Patients with moderate or severe central sleep apnea (n = 22) were assigned CRT or RV pacing. Follow-up was conducted at 3 to 5 months, when patients underwent another single-night polysomnography. Patients were then crossed over and rescheduled for another follow-up single-night polysomnography within 3 to 5 months.

Patients assigned CRT had an increase in LVEF (31% to 45%; P < .001) compared with RV pacing. These patients also had reductions in LV end systolic volumes (144 mL to 108 mL; P < .001) and NT-proBNP plasma levels (2,343 ng/L to 1,282 ng/L; P < .001). Significant effects were not observed with ongoing RV pacing.

After 3.9 months of CRT, central sleep apnea improved, as shown by decreases in the apnea hypopnea index (39.1 events per hour to 22.2 events per hour; P < .001) and central apnea index (27.1 events per hour to 6.8 events per hour; P < .001). RV pacing minorly improved the apnea-hypopnea index and the central apnea index.

Preexisting central sleep apnea had no effect on the structural response rate and midterm follow-up at a median of 2.8 years.
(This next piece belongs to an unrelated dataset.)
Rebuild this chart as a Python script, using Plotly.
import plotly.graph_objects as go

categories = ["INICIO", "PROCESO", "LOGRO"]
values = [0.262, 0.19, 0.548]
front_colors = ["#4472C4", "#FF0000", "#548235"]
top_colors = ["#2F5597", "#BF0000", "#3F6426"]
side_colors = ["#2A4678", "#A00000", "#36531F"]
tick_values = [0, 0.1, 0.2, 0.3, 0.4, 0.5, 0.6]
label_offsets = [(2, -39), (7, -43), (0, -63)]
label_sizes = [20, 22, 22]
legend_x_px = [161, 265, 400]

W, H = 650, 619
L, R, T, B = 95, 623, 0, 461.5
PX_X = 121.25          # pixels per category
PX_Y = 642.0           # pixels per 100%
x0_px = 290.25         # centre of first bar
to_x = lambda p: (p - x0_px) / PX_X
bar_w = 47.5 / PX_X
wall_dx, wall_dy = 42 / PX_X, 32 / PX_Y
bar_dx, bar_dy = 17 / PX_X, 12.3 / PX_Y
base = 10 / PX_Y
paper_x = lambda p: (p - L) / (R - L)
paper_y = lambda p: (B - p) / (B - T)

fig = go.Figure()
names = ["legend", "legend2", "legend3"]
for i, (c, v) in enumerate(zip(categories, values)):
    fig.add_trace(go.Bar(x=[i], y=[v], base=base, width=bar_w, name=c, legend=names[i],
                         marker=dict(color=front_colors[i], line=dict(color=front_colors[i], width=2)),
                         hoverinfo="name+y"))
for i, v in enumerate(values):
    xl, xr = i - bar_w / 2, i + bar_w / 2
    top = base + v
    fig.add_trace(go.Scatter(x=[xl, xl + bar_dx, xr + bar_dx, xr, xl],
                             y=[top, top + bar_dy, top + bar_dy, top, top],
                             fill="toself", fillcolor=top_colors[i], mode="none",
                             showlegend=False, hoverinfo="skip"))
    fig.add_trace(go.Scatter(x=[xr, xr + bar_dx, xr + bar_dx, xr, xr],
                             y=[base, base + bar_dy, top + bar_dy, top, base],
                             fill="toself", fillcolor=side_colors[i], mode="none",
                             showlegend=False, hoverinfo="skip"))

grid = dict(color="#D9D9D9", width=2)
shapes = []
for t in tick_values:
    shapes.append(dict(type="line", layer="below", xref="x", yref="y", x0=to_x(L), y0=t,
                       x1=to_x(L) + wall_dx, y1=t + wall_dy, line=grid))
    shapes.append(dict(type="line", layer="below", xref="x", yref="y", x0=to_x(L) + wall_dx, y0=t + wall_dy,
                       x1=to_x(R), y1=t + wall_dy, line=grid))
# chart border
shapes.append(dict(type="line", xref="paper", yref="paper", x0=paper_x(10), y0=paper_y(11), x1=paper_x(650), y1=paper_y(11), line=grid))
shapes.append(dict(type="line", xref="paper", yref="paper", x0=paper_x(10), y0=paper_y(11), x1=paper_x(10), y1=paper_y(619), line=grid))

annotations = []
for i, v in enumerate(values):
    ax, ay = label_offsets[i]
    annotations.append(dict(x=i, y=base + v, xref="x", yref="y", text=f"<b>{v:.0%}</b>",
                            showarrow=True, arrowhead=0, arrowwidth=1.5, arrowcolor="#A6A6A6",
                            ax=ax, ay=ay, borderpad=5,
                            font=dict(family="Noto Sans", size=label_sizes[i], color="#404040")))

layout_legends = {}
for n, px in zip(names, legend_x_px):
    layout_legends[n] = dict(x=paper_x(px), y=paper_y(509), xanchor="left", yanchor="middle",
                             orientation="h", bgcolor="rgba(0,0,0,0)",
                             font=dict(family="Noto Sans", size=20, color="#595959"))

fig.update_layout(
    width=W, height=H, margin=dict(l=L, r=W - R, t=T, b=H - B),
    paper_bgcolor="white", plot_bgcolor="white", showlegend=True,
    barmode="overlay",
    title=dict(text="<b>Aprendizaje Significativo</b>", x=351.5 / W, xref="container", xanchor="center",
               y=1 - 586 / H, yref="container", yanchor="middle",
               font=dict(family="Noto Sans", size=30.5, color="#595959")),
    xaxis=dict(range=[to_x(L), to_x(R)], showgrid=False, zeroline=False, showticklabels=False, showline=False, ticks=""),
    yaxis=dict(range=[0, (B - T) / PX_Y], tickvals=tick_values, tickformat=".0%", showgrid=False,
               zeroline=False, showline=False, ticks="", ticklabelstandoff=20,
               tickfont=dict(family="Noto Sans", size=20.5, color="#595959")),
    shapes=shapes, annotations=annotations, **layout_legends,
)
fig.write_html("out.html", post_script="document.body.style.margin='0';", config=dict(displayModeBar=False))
‘Marker of poor prognosis’

“Sleep apnea is rather a marker of poor prognosis in heart failure patients and not a target per se for intervention,” Dichtl said in an interview. “This has been shown for adaptive servo-ventilation in central sleep apnea in the large SERVE-HF trial. [The] UPGRADE [trial] points in this direction as well, but the study design does not allow to separate the positive effects of CRT on central sleep apnea and clinical outcome.”